お父ちゃん(じゃないけど)が病院に担ぎ込まれる所から映画が始まり、回想のように話が戻りますね。 これだと観客は「何が起きたんだろう?」「どういう事件なんだろう?」という興味を持つのが普通でしょう。 ところが、(事故はともかく)あっさり“正体”を明かしてしまいます。観客の興味はそこで途切れてしまうのです。 この刑事なんか、狂言回しにすらなってない。
一番考えられるのは、少年・少女の叶わぬ恋物語、ということなのかもしれない。 『ロミオとジュリエット』も持ち出してくるしね。 ただ、ロミ&ジュリは「大人の勝手で叶わぬ恋」であり、『ウェストサイドストーリー』は「人の身勝手で叶わぬ恋」なのだ。要するに人次第では回避可能な障害であり、不幸な結末に反省と教訓が得られるのだ。 この映画は「人種の違い」じゃないか。んなもん、どうにもならんわ。
それだったらロミ&ジュリなんぞ持ち出すまでもなく、観客を少年の視点に置けばいいだけのことだったはずだ。 ヒットガール=クロエちゃんが豹変する様を、少年と一緒に観客も驚愕の目で見るべきだった。 しかし、これも早々に“正体”を明かしてしまう。しかも変なCGで。 そのくせ、思わせぶりな無駄に過剰な演出が多い。

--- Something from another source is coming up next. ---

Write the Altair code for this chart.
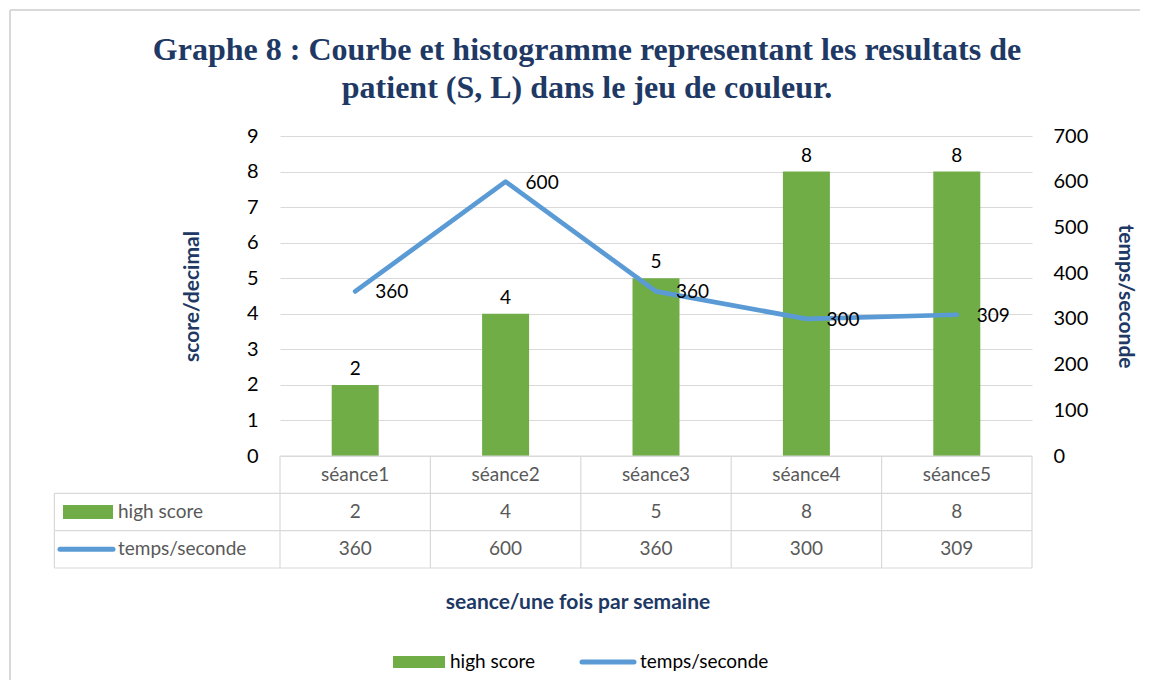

もしこの構成、すなわち「観客=神の視点」で描くとすれば、「少年よ!そんな女に惚れちゃいけねーぜ!」という「志村!後ろ!後ろ!」的な物語であると思う。 もしこれが正解だとしたら、観客には「少年が少女に惚れる説得力」と「少女の悪意」が読み取れなければならないはずだが、どっちも無いような気がする。
もしこの映画が「哀しい恋物語」に主軸を置いているとしたら、正直哀しくない。 好きな女が目の前で怪物になっていく様は大変哀しいはずだが、先にも書いた通り、観客は既に見てしまっている。 いやもう、『妖怪ハンター ヒルコ』を観て出直してほしい。